> **EXERCISE DIRECTIONS**
Copy every line, exactly and only, from the line containing "Rebuild this chart" to the line containing "ax.set_facecolor('#c0c0c0')", both lines included.

> **RECORDS FOR THE TASK**
▬▬▬

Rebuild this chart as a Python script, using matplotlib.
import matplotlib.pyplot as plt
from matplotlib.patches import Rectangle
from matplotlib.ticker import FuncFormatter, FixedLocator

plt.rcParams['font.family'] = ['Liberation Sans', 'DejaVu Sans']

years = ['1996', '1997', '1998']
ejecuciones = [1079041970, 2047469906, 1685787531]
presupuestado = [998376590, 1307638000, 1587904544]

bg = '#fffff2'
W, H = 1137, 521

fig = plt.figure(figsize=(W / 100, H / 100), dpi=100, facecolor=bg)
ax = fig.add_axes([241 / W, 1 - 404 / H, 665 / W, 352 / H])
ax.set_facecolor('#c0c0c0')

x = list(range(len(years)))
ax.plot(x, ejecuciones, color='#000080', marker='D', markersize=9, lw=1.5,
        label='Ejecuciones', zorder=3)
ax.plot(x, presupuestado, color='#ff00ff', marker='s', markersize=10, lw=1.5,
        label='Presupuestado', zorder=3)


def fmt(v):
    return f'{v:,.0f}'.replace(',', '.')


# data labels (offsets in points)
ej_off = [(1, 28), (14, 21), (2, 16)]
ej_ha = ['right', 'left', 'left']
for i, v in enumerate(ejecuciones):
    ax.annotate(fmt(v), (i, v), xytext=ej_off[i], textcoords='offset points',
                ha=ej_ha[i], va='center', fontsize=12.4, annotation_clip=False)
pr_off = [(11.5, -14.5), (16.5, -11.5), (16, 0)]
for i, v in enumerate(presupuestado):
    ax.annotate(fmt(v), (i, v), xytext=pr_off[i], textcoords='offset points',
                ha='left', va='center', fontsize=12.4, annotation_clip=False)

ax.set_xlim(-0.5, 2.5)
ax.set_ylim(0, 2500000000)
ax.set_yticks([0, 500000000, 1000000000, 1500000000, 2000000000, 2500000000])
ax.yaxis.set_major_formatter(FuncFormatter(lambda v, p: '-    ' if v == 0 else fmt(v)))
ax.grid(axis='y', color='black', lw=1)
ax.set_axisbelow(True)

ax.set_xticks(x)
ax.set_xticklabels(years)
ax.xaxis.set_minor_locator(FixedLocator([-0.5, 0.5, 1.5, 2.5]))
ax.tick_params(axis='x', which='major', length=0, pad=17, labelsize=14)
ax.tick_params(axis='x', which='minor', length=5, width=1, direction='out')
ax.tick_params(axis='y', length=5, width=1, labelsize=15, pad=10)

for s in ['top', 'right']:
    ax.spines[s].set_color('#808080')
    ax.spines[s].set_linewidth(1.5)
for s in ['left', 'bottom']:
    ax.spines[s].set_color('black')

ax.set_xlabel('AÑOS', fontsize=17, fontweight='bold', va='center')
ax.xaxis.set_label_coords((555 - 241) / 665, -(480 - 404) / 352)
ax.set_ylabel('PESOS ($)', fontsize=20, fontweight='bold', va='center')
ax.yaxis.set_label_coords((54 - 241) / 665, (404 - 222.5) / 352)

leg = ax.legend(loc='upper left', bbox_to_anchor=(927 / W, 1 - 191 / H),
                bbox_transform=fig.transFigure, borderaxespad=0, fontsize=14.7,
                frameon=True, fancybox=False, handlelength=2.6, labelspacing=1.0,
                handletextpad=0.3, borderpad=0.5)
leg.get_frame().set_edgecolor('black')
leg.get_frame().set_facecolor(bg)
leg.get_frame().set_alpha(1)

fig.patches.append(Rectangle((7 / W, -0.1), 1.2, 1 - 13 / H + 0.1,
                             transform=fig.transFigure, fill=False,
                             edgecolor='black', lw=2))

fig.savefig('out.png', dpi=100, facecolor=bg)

▬▬▬

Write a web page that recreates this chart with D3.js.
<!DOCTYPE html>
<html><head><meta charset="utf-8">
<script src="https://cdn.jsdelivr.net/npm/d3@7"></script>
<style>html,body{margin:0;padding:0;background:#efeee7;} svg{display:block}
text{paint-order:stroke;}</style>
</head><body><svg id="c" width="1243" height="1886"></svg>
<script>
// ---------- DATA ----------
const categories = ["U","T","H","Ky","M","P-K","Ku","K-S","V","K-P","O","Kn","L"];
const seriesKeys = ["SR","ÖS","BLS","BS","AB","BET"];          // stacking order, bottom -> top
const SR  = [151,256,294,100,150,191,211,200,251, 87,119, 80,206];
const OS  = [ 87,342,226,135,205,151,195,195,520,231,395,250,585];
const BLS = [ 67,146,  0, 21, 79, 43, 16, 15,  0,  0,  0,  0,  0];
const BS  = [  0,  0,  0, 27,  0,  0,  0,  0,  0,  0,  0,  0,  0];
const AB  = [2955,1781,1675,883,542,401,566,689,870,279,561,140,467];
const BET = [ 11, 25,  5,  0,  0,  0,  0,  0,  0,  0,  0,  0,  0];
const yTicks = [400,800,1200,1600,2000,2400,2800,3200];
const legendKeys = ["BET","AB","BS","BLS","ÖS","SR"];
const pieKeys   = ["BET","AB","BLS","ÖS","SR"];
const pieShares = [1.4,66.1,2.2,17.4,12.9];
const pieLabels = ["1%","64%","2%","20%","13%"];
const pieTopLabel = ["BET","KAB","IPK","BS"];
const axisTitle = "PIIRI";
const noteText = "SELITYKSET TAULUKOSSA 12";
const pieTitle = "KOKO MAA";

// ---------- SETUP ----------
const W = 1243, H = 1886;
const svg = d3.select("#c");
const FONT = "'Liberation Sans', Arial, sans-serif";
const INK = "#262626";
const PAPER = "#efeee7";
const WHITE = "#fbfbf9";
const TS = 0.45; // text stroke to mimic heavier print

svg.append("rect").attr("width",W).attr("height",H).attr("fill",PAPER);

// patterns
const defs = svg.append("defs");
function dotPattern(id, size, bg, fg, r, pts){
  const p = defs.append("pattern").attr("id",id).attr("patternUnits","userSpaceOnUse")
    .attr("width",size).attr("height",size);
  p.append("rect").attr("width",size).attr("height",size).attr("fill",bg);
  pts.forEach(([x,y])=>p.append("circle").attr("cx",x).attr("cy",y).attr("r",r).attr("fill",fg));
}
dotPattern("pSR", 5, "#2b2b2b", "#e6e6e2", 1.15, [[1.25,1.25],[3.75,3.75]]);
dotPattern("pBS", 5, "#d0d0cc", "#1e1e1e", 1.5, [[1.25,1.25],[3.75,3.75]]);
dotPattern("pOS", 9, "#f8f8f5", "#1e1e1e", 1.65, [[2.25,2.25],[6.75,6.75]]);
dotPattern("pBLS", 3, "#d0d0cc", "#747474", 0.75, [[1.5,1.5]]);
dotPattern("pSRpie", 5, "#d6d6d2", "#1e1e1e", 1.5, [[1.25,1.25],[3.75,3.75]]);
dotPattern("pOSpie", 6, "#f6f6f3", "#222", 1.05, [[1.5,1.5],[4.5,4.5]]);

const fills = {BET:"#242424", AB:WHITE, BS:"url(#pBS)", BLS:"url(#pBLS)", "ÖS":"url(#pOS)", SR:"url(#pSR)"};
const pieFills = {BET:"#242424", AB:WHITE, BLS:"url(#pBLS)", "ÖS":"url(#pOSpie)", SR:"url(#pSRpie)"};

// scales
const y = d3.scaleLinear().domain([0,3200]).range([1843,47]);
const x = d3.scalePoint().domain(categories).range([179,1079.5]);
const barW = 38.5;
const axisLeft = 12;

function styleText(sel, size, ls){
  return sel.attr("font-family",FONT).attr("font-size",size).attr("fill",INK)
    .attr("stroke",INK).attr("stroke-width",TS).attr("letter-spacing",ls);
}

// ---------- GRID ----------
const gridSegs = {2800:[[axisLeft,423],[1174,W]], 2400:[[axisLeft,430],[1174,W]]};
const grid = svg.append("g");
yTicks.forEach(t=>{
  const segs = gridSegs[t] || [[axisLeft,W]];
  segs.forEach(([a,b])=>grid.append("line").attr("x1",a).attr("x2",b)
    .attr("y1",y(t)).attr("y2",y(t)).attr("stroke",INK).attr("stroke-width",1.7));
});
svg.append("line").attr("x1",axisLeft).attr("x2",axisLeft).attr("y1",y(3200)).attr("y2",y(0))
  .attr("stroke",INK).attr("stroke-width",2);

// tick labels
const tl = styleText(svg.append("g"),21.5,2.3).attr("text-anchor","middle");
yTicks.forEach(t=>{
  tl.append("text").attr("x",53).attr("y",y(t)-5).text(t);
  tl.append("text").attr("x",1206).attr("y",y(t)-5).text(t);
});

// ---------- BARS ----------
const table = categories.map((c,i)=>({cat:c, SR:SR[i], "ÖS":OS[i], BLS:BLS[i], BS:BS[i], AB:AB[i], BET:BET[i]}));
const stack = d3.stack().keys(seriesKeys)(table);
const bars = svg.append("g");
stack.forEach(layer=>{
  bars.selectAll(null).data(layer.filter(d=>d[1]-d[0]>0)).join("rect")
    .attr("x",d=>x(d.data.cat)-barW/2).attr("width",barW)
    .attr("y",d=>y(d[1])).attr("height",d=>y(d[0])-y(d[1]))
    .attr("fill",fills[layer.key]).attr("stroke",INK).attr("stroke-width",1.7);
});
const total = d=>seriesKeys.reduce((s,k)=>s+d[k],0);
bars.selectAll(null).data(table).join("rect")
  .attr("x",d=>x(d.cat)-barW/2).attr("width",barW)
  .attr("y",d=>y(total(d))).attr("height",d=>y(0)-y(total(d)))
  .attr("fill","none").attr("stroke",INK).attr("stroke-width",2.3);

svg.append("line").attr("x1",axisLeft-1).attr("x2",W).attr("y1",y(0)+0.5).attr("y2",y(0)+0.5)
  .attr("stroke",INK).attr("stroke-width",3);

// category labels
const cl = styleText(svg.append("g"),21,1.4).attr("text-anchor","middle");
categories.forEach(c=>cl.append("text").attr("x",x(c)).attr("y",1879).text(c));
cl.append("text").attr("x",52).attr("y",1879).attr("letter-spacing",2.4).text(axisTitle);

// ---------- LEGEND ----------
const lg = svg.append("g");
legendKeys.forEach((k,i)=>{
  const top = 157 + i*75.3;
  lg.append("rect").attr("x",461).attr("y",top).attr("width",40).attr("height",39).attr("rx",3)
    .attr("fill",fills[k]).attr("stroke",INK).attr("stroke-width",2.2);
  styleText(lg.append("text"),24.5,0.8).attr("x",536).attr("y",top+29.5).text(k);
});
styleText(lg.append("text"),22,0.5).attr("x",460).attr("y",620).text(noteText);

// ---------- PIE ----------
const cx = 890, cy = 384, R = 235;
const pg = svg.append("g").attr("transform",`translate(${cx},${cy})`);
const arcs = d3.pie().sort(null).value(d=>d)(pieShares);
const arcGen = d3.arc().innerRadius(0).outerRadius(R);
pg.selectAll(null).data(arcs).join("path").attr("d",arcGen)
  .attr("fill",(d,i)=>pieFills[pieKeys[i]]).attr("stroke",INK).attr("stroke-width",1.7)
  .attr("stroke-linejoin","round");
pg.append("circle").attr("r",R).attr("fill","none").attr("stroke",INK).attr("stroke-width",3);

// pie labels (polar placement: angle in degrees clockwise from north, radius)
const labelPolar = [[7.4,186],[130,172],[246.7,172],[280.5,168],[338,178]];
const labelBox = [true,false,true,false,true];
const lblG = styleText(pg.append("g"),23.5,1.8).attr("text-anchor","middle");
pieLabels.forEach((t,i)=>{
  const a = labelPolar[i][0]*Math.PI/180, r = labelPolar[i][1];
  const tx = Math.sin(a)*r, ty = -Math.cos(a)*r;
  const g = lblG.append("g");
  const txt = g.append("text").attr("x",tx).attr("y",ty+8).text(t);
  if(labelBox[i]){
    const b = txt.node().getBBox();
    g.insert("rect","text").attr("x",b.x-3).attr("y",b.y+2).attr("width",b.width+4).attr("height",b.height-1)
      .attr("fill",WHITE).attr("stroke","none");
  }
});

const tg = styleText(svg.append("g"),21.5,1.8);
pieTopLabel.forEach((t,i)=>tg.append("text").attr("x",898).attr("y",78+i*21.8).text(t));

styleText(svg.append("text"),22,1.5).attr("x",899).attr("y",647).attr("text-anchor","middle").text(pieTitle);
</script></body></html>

▬▬▬

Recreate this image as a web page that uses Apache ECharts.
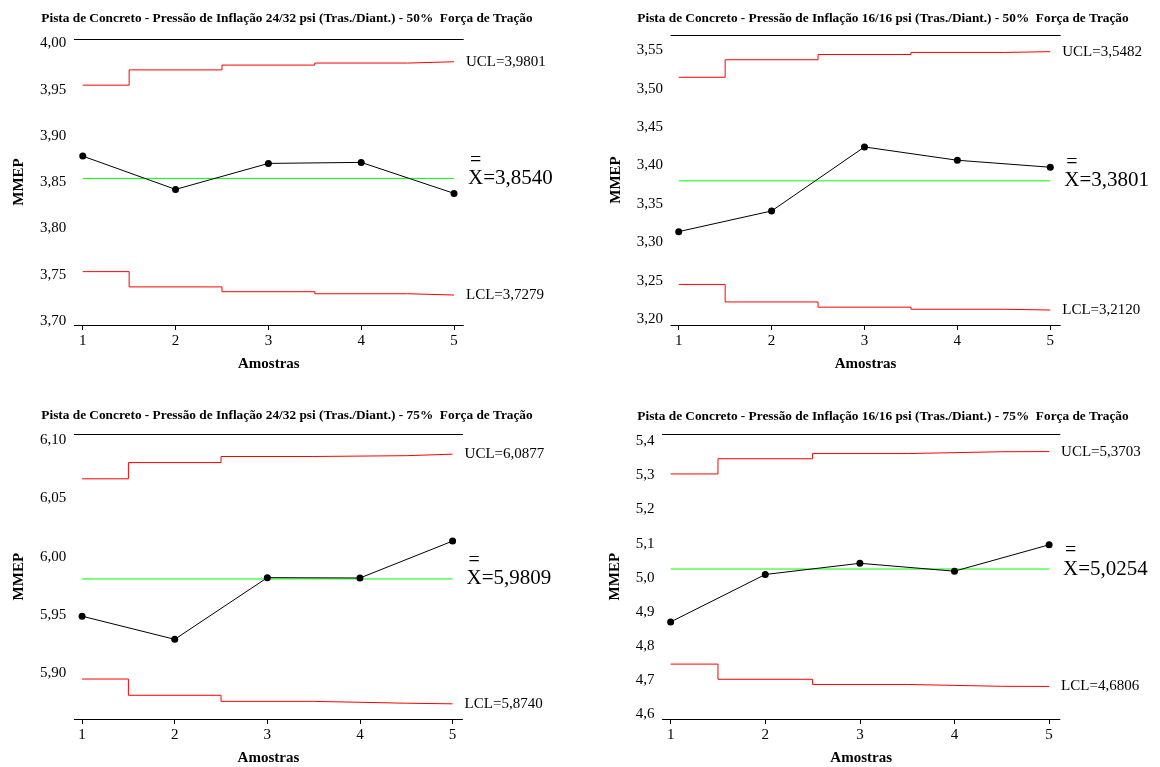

▬▬▬

> **WORKED SOLUTION**
Rebuild this chart as a Python script, using matplotlib.
import matplotlib.pyplot as plt
from matplotlib.patches import Rectangle
from matplotlib.ticker import FuncFormatter, FixedLocator

plt.rcParams['font.family'] = ['Liberation Sans', 'DejaVu Sans']

years = ['1996', '1997', '1998']
ejecuciones = [1079041970, 2047469906, 1685787531]
presupuestado = [998376590, 1307638000, 1587904544]

bg = '#fffff2'
W, H = 1137, 521

fig = plt.figure(figsize=(W / 100, H / 100), dpi=100, facecolor=bg)
ax = fig.add_axes([241 / W, 1 - 404 / H, 665 / W, 352 / H])
ax.set_facecolor('#c0c0c0')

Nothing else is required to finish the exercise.